III. How to Use the Human-Computer Interface

Define the monitoring task requirements and select appropriate HMI products;

Edit the "project file" on a PC using screen configuration software;

Test and save the edited "project file";

Connect the PC to the HMI hardware and download the "project file" to the HMI;

Connect HMI and industrial controllers (such as PLCs, instruments, etc.) to enable human-machine interaction.

IV. Composition and Working Principle of HMI (Human Machine Interface) Products

Human-Machine Interface (HMI) products consist of two parts: hardware and software. The hardware includes a processor, display unit, input unit, communication interface, and data storage unit. The processor's performance determines the overall performance of the HMI product and is its core component. Depending on the product level, 8-bit, 16-bit, or 32-bit processors can be selected. HMI software generally consists of two parts: system software running on the HMI hardware and screen configuration software running on a PC with a Windows operating system. Users must first create a "project file" using the HMI's screen configuration software, and then download the created "project file" to the HMI's processor for execution via the serial communication port between the PC and the HMI product.

V. Basic Functions and Selection Criteria of HMI (Human Machine Interface) Products

Basic functions of human-computer interface:

1) Equipment operating status display;

2) Data and text input operations, and printing output;

3) Production formula storage and equipment production data recording;

4) Simple logic and numerical operations;

5) It can connect to a network of various industrial control devices.

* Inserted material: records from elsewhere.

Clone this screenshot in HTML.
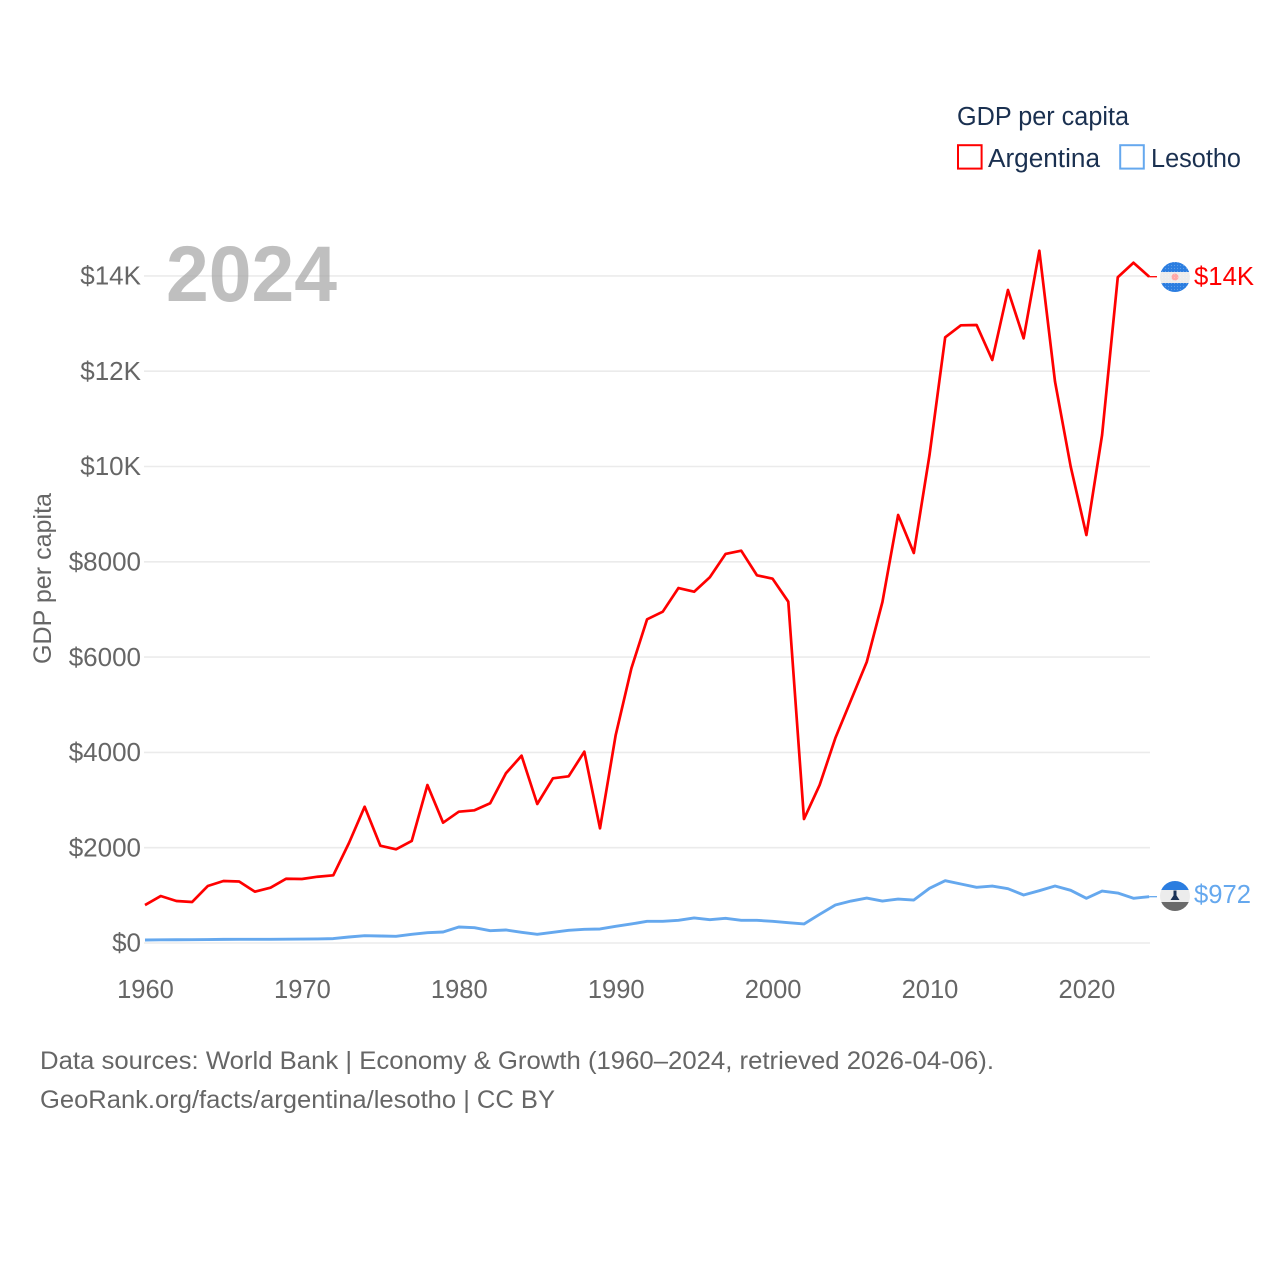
<!DOCTYPE html>
<html lang="en">
<head>
<meta charset="utf-8">
<title>GDP per capita: Argentina and Lesotho</title>
<style>
html,body{margin:0;padding:0;background:#fff;}
svg{display:block;font-family:"Liberation Sans",sans-serif;}
</style>
</head>
<body>
<svg id="chart" width="1280" height="1280" viewBox="0 0 1280 1280" xmlns="http://www.w3.org/2000/svg">
  <defs>
    <clipPath id="flag-clip-ar"><circle cx="1175" cy="277" r="15"/></clipPath>
    <clipPath id="flag-clip-ls"><circle cx="1175" cy="896" r="15"/></clipPath>
    <pattern id="flag-dots" width="3" height="3" patternUnits="userSpaceOnUse">
      <circle cx="1.5" cy="1.5" r="0.6" fill="#ffffff" fill-opacity="0.25"/>
    </pattern>
  </defs>
  <rect x="0" y="0" width="1280" height="1280" fill="#ffffff"/>

  <g id="grid"></g>

  <text x="166" y="301" font-size="79" font-weight="700" fill="#a6a6a6" fill-opacity="0.72" textLength="171" lengthAdjust="spacingAndGlyphs">2024</text>

  <g id="y-labels"></g>
  <g id="x-labels"></g>

  <text transform="translate(51 664) rotate(-90)" x="0" y="0" font-size="25" fill="#666666" textLength="171" lengthAdjust="spacingAndGlyphs">GDP per capita</text>

  <g id="series"></g>

  <g clip-path="url(#flag-clip-ar)">
    <rect x="1160" y="262" width="30" height="10" fill="#2b7de0"/>
    <rect x="1160" y="272" width="30" height="11" fill="#ececec"/>
    <rect x="1160" y="283" width="30" height="10" fill="#2b7de0"/>
    <circle cx="1175" cy="277" r="3.5" fill="#ffa8a8"/>
    <rect x="1160" y="262" width="30" height="31" fill="url(#flag-dots)"/>
  </g>
  <g clip-path="url(#flag-clip-ls)">
    <rect x="1160" y="881" width="30" height="9" fill="#2b7de0"/>
    <rect x="1160" y="890" width="30" height="12" fill="#ececec"/>
    <rect x="1160" y="902" width="30" height="10" fill="#6a6a6a"/>
    <path d="M1173.5 890.5h3v5l3 4.5h-9l3-4.5z" fill="#1b3358"/>
  </g>

  <text x="1194" y="285" font-size="25.5" fill="#ff0000" textLength="60" lengthAdjust="spacingAndGlyphs">$14K</text>
  <text x="1194" y="903" font-size="25.5" fill="#65a8ee" textLength="57" lengthAdjust="spacingAndGlyphs">$972</text>

  <text x="957" y="125" font-size="25.5" fill="#1a3050" textLength="172" lengthAdjust="spacingAndGlyphs">GDP per capita</text>
  <g>
    <rect x="958" y="145.2" width="23.6" height="23.4" fill="none" stroke="#ff0000" stroke-width="2"/>
    <text x="988" y="167" font-size="25.5" fill="#1a3050" textLength="112" lengthAdjust="spacingAndGlyphs">Argentina</text>
  </g>
  <g>
    <rect x="1120.2" y="145.2" width="23.6" height="23.4" fill="none" stroke="#65a8ee" stroke-width="2"/>
    <text x="1151" y="167" font-size="25.5" fill="#1a3050" textLength="90" lengthAdjust="spacingAndGlyphs">Lesotho</text>
  </g>

  <text x="40" y="1069" font-size="25" fill="#666666" textLength="954" lengthAdjust="spacingAndGlyphs">Data sources: World Bank | Economy &amp; Growth (1960–2024, retrieved 2026-04-06).</text>
  <text x="40" y="1108" font-size="25" fill="#666666" textLength="515" lengthAdjust="spacingAndGlyphs">GeoRank.org/facts/argentina/lesotho | CC BY</text>
</svg>

<script>
const years = [1960,1961,1962,1963,1964,1965,1966,1967,1968,1969,1970,1971,1972,1973,1974,1975,1976,1977,1978,1979,1980,1981,1982,1983,1984,1985,1986,1987,1988,1989,1990,1991,1992,1993,1994,1995,1996,1997,1998,1999,2000,2001,2002,2003,2004,2005,2006,2007,2008,2009,2010,2011,2012,2013,2014,2015,2016,2017,2018,2019,2020,2021,2022,2023,2024];
const argentinaValues = [797,986,881,860,1196,1301,1291,1077,1161,1349,1343,1391,1421,2099,2860,2042,1966,2141,3316,2525,2756,2785,2932,3561,3931,2917,3456,3498,4015,2407,4365,5765,6793,6953,7450,7372,7675,8164,8233,7717,7645,7163,2602,3316,4302,5100,5897,7156,8982,8185,10241,12711,12963,12970,12235,13704,12690,14529,11780,9996,8562,10661,13971,14277,13983];
const lesothoValues = [63,66,68,70,72,76,78,78,78,80,82,86,92,126,153,147,141,183,216,231,336,321,258,273,225,183,225,267,288,294,350,399,455,455,476,525,489,518,476,476,455,426,399,602,797,881,944,881,923,902,1148,1307,1238,1169,1196,1140,1007,1098,1196,1106,938,1091,1049,938,972];
const yTickValues = [0,2000,4000,6000,8000,10000,12000,14000];
const yTickLabels = ['$0','$2000','$4000','$6000','$8000','$10K','$12K','$14K'];
const xTickValues = [1960,1970,1980,1990,2000,2010,2020];

const SVG_NS = 'http://www.w3.org/2000/svg';
function xScale(year){ return 145 + (year - 1960) * 15.69; }
function yScale(value){ return 943 - value * 0.04765; }
function make(tag, parentId){
  const el = document.createElementNS(SVG_NS, tag);
  document.getElementById(parentId).appendChild(el);
  return el;
}

yTickValues.forEach(function(value, i){
  const line = make('line', 'grid');
  
  
  line.setAttribute('x1', 144);
  line.setAttribute('x2', 1150);
  line.setAttribute('y1', yScale(value));
  line.setAttribute('y2', yScale(value));
  line.setAttribute('stroke', '#ebebeb');
  line.setAttribute('stroke-width', 1.6);

  const label = make('text', 'y-labels');
  
  
  label.setAttribute('x', 141);
  label.setAttribute('y', yScale(value) + 8.7);
  label.setAttribute('text-anchor', 'end');
  label.setAttribute('font-size', 26);
  label.setAttribute('fill', '#666666');
  label.textContent = yTickLabels[i];
});

xTickValues.forEach(function(year){
  const label = make('text', 'x-labels');
  
  
  label.setAttribute('x', xScale(year) + 0.5);
  label.setAttribute('y', 998);
  label.setAttribute('text-anchor', 'middle');
  label.setAttribute('font-size', 25.5);
  label.setAttribute('fill', '#666666');
  label.textContent = String(year);
});

function pathFor(values){
  return values.map(function(v, i){
    return (i ? 'L' : 'M') + xScale(years[i]).toFixed(2) + ' ' + yScale(v).toFixed(2);
  }).join(' ');
}

const lesothoLine = make('path', 'series');


lesothoLine.setAttribute('d', pathFor(lesothoValues));
lesothoLine.setAttribute('fill', 'none');
lesothoLine.setAttribute('stroke', '#65a8ee');
lesothoLine.setAttribute('stroke-width', 2.9);
lesothoLine.setAttribute('stroke-linejoin', 'round');

const argentinaLine = make('path', 'series');


argentinaLine.setAttribute('d', pathFor(argentinaValues));
argentinaLine.setAttribute('fill', 'none');
argentinaLine.setAttribute('stroke', '#ff0000');
argentinaLine.setAttribute('stroke-width', 2.7);
argentinaLine.setAttribute('stroke-linejoin', 'round');

const lastIndex = years.length - 1;

const argentinaConnector = make('line', 'series');


argentinaConnector.setAttribute('x1', xScale(years[lastIndex]));
argentinaConnector.setAttribute('x2', 1157);
argentinaConnector.setAttribute('y1', yScale(argentinaValues[lastIndex]));
argentinaConnector.setAttribute('y2', yScale(argentinaValues[lastIndex]));
argentinaConnector.setAttribute('stroke', '#ff0000');
argentinaConnector.setAttribute('stroke-width', 1.3);

const lesothoConnector = make('line', 'series');


lesothoConnector.setAttribute('x1', xScale(years[lastIndex]));
lesothoConnector.setAttribute('x2', 1157);
lesothoConnector.setAttribute('y1', yScale(lesothoValues[lastIndex]));
lesothoConnector.setAttribute('y2', yScale(lesothoValues[lastIndex]));
lesothoConnector.setAttribute('stroke', '#65a8ee');
lesothoConnector.setAttribute('stroke-width', 1.3);
</script>
</body>
</html>
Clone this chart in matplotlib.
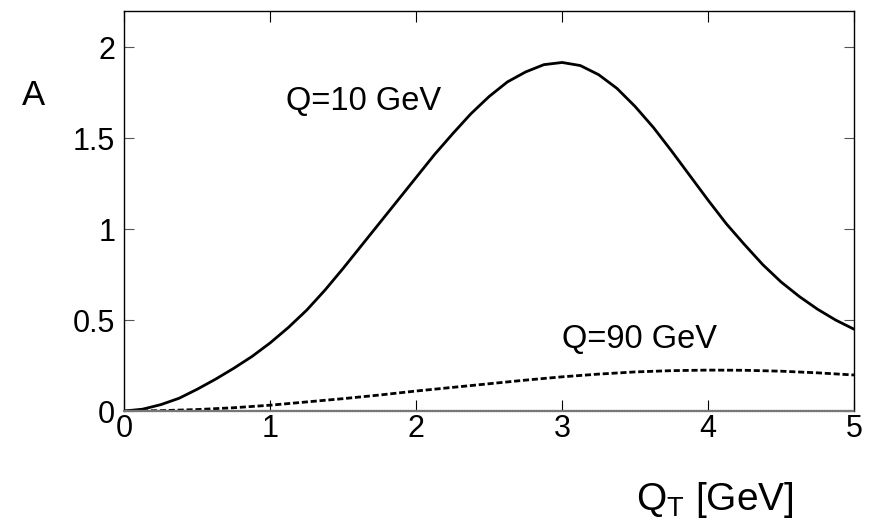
import matplotlib
matplotlib.use("Agg")
import matplotlib.pyplot as plt

plt.rcParams['font.family'] = ['Liberation Sans', 'DejaVu Sans']
plt.rcParams['mathtext.fontset'] = 'custom'
plt.rcParams['mathtext.rm'] = 'Liberation Sans'
plt.rcParams['mathtext.it'] = 'Liberation Sans'

# Q = 10 GeV curve (solid)
qt_10 = [0.0, 0.125, 0.25, 0.375, 0.5, 0.625, 0.75, 0.875, 1.0, 1.125, 1.25, 1.375,
         1.5, 1.625, 1.75, 1.875, 2.0, 2.125, 2.25, 2.375, 2.5, 2.625, 2.75, 2.875,
         3.0, 3.125, 3.25, 3.375, 3.5, 3.625, 3.75, 3.875, 4.0, 4.125, 4.25, 4.375,
         4.5, 4.625, 4.75, 4.875, 5.0]
a_10 = [0.0, 0.01, 0.035, 0.07, 0.12, 0.175, 0.235, 0.30, 0.375, 0.46, 0.555, 0.665,
        0.785, 0.91, 1.035, 1.16, 1.285, 1.41, 1.525, 1.635, 1.73, 1.81, 1.865, 1.905,
        1.917, 1.90, 1.85, 1.775, 1.675, 1.56, 1.43, 1.295, 1.16, 1.03, 0.915, 0.805,
        0.71, 0.63, 0.56, 0.50, 0.45]

# Q = 90 GeV curve (dashed)
qt_90 = [0.0, 0.25, 0.5, 0.75, 1.0, 1.25, 1.5, 1.75, 2.0, 2.25, 2.5, 2.75, 3.0,
         3.25, 3.5, 3.75, 4.0, 4.25, 4.5, 4.75, 5.0]
a_90 = [0.0, 0.002, 0.008, 0.018, 0.032, 0.05, 0.068, 0.088, 0.11, 0.13, 0.15, 0.17, 0.188,
        0.203, 0.215, 0.222, 0.225, 0.224, 0.219, 0.21, 0.198]

x_ticks = [0, 1, 2, 3, 4, 5]
x_tick_labels = ["0", "1", "2", "3", "4", "5"]
y_ticks = [0, 0.5, 1, 1.5, 2]
y_tick_labels = ["0", "0.5", "1", "1.5", "2"]

fig = plt.figure(figsize=(8.7, 5.2), dpi=100)
ax = fig.add_axes([0.1429, 0.2096, 0.8387, 0.7692])

ax.plot(qt_10, a_10, color='black', lw=2.0, solid_joinstyle='round')
ax.plot(qt_90, a_90, color='black', lw=2.0, linestyle=(0, (2.2, 1.0)))

ax.set_xlim(0, 5)
ax.set_ylim(0, 2.2)

ax.set_xticks(x_ticks)
ax.set_xticklabels(x_tick_labels)
ax.set_yticks(y_ticks)
ax.set_yticklabels(y_tick_labels)

ax.tick_params(axis='x', direction='in', top=True, bottom=True, length=8, width=0.8,
               color='black', labelsize=22, pad=2.5)
ax.tick_params(axis='y', direction='in', left=True, right=True, length=7.5, width=0.8,
               color='#555555', labelsize=22, pad=6.5)

for side in ['left', 'right', 'top']:
    ax.spines[side].set_linewidth(1.0)
    ax.spines[side].set_color('black')
ax.spines['bottom'].set_color('#777777')
ax.spines['bottom'].set_linewidth(1.6)
ax.spines['bottom'].set_linestyle((0, (0.6, 0.6)))

ax.text(1.11, 1.655, "Q=10 GeV", fontsize=23.5, ha='left', va='baseline')
ax.text(3.0, 0.346, "Q=90 GeV", fontsize=23.5, ha='left', va='baseline')

fig.text(22 / 870, 1 - 105 / 520, "A", fontsize=25, ha='left', va='baseline')
fig.text(636 / 870, 1 - 510 / 520, r"Q$_{\mathrm{T}}$ [GeV]", fontsize=28,
         ha='left', va='baseline')

fig.savefig("out.png", dpi=100)
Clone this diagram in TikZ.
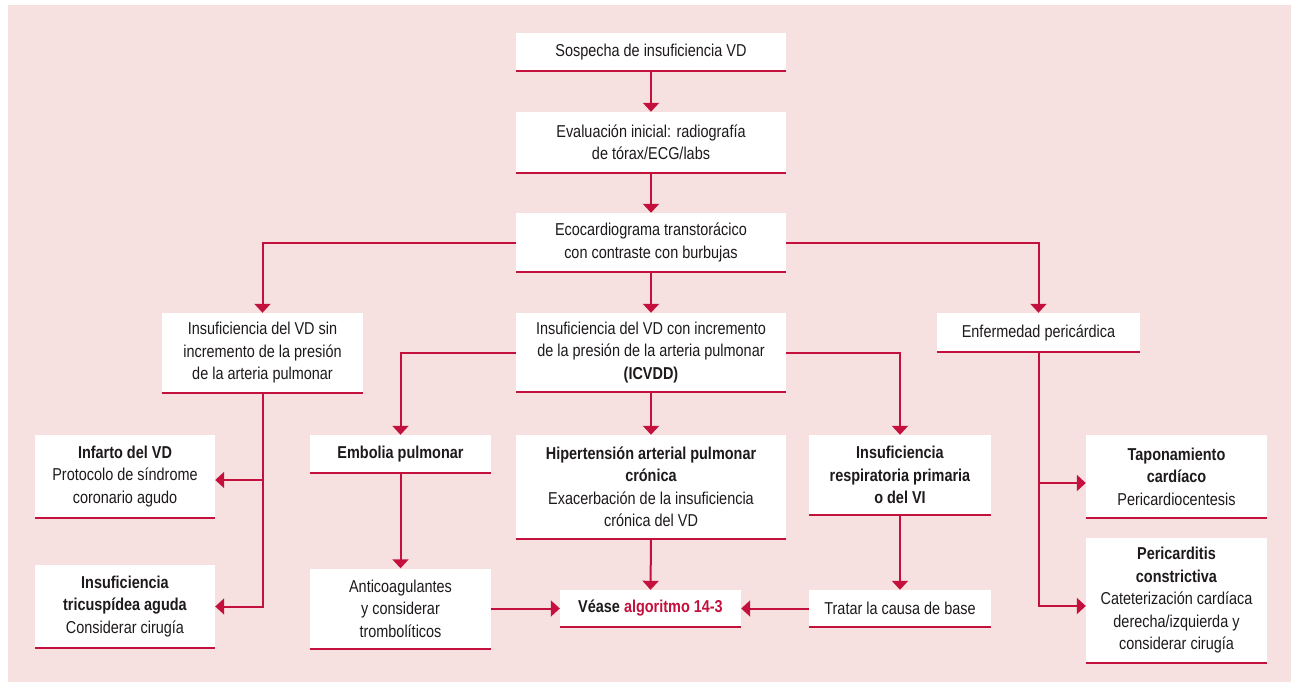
\documentclass[tikz,border=0pt]{standalone}
\usepackage{fontspec}
\setmainfont{Liberation Sans}[FakeStretch=0.84]
\usetikzlibrary{arrows.meta,calc}
\definecolor{bgpink}{HTML}{F6E1E0}
\definecolor{crim}{HTML}{C4103C}
\definecolor{ink}{HTML}{1E1A1B}
\begin{document}
\begin{tikzpicture}[x=1pt,y=-1pt,
  box/.style={fill=white, draw=none, align=center, inner sep=2pt,
    text=ink, font=\fontsize{17.2}{22.5}\selectfont},
  arr/.style={draw=crim, line width=2pt,
    -{Triangle[width=16pt,length=9pt]}},
  bar/.style={draw=crim, line width=2pt}]
\useasboundingbox (0,0) rectangle (1291,682);
\fill[white] (0,0) rectangle (1291,682);
\fill[bgpink] (8,5) rectangle (1291,682);

% top column
\node[box, minimum width=270pt, minimum height=38pt] (n1) at (651,52)
  {Sospecha de insuficiencia VD};
\node[box, minimum width=270pt, minimum height=61pt] (n2) at (651,142.5)
  {Evaluación inicial: radiografía\\de tórax/ECG/labs};
\node[box, minimum width=270pt, minimum height=59pt] (n3) at (651,242.5)
  {Ecocardiograma transtorácico\\con contraste con burbujas};

% second level
\node[box, minimum width=201pt, minimum height=80pt] (sin) at (262.5,353)
  {Insuficiencia del VD sin\\incremento de la presión\\de la arteria pulmonar};
\node[box, minimum width=270pt, minimum height=79pt] (con) at (651,352.5)
  {Insuficiencia del VD con incremento\\de la presión de la arteria pulmonar\\\textbf{(ICVDD)}};
\node[box, minimum width=203pt, minimum height=39pt] (per) at (1038.5,332.5)
  {Enfermedad pericárdica};

% left branch
\node[box, minimum width=180pt, minimum height=83pt] (inf) at (125,476.5)
  {\textbf{Infarto del VD}\\Protocolo de síndrome\\coronario agudo};
\node[box, minimum width=180pt, minimum height=83pt] (tri) at (125,606.5)
  {\textbf{Insuficiencia}\\\textbf{tricuspídea aguda}\\Considerar cirugía};

% ICVDD branch
\node[box, minimum width=181pt, minimum height=38pt] (emb) at (400.5,454)
  {\textbf{Embolia pulmonar}};
\node[box, minimum width=181pt, minimum height=80pt] (anti) at (400.5,608.5)
  {Anticoagulantes\\y considerar\\trombolíticos};
\node[box, minimum width=270pt, minimum height=104pt] (hip) at (651,487)
  {\textbf{Hipertensión arterial pulmonar}\\\textbf{crónica}\\Exacerbación de la insuficiencia\\crónica del VD};
\node[box, minimum width=181pt, minimum height=37pt] (vea) at (650.5,608.5)
  {\textbf{Véase \textcolor{crim}{algoritmo 14-3}}};
\node[box, minimum width=182pt, minimum height=80pt] (resp) at (900,475)
  {\textbf{Insuficiencia}\\\textbf{respiratoria primaria}\\\textbf{o del VI}};
\node[box, minimum width=182pt, minimum height=37pt] (tra) at (900,608.5)
  {Tratar la causa de base};

% pericardial branch
\node[box, minimum width=181pt, minimum height=83pt] (tap) at (1176.5,476.5)
  {\textbf{Taponamiento}\\\textbf{cardíaco}\\Pericardiocentesis};
\node[box, minimum width=181pt, minimum height=125pt] (peric) at (1176.5,600.5)
  {\textbf{Pericarditis}\\\textbf{constrictiva}\\Cateterización cardíaca\\derecha/izquierda y\\considerar cirugía};

% red rule under every box
\foreach \n in {n1,n2,n3,sin,con,per,inf,tri,emb,anti,hip,vea,resp,tra,tap,peric}
  \draw[bar] (\n.south west) -- (\n.south east);

% connectors
\draw[arr] (n1.south) -- (n2.north);
\draw[arr] (n2.south) -- (n3.north);
\draw[arr] (n3.west) -| (sin.north);
\draw[arr] (n3.south) -- (con.north);
\draw[arr] (n3.east) -| (per.north);

\coordinate (infin) at ($(inf.east)+(0,3.5)$);
\draw[arr] (sin.south) |- (tri.east);
\draw[arr] (sin.south |- infin) -- (infin);

\draw[arr] (con.west) -| (emb.north);
\draw[arr] (con.east) -| (resp.north);
\draw[arr] (con.south) -- (hip.north);
\draw[arr] (emb.south) -- (anti.north);
\draw[arr] (hip.south) -- (vea.north);
\draw[arr] (anti.east) -- (vea.west);
\draw[arr] (resp.south) -- (tra.north);
\draw[arr] (tra.west) -- (vea.east);

\coordinate (tapin) at ($(tap.west)+(0,6.5)$);
\coordinate (pcin) at ($(peric.west)+(0,5.5)$);
\draw[arr] (per.south) |- (pcin);
\draw[arr] (per.south |- tapin) -- (tapin);
\end{tikzpicture}
\end{document}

Human-computer interface selection criteria:

1) Display screen size, color, and resolution;

2) HMI processor speed performance;

3) Input method: Touchscreen or membrane keyboard;

4) Screen storage capacity: Note whether the manufacturer specifies the unit of capacity as bytes or bits;

5) Types and number of communication ports, and whether printing function is supported.

VI. How to control a PLC using a human-machine interface

Human-Machine Interface (HMI) Control: The PLC analog input module converts the thermocouple signal into a control signal, which is then displayed on the touchscreen using a formula. Temperature control is crucial. A simpler method is comparison command control, but this results in significant temperature fluctuations. Another method is PID control, using PID commands to regulate the temperature. Thermocouples are chosen for heating control because they are contactless and have a longer lifespan.

1. Input sampling stage

During the input sampling phase, the programmable logic controller (PLC) sequentially reads all input states and data in a scanning manner and stores them in the corresponding cells of the I/O image area. After input sampling is completed, the process transitions to the user program execution and output refresh phases. During these two phases, even if the input states and data change, the states and data of the corresponding cells in the I/O image area will not change. Therefore, if the input is a pulse signal, the width of the pulse signal must be greater than one scan cycle to ensure that the input can be read under any circumstances.

2. Output refresh phase

After the user program scan is complete, the programmable logic controller (PLC) enters the output refresh phase. During this period, the CPU refreshes all output latch circuits according to the corresponding states and data in the I/O image area, and then drives the corresponding peripherals through the output circuits. This is when the PLC actually outputs.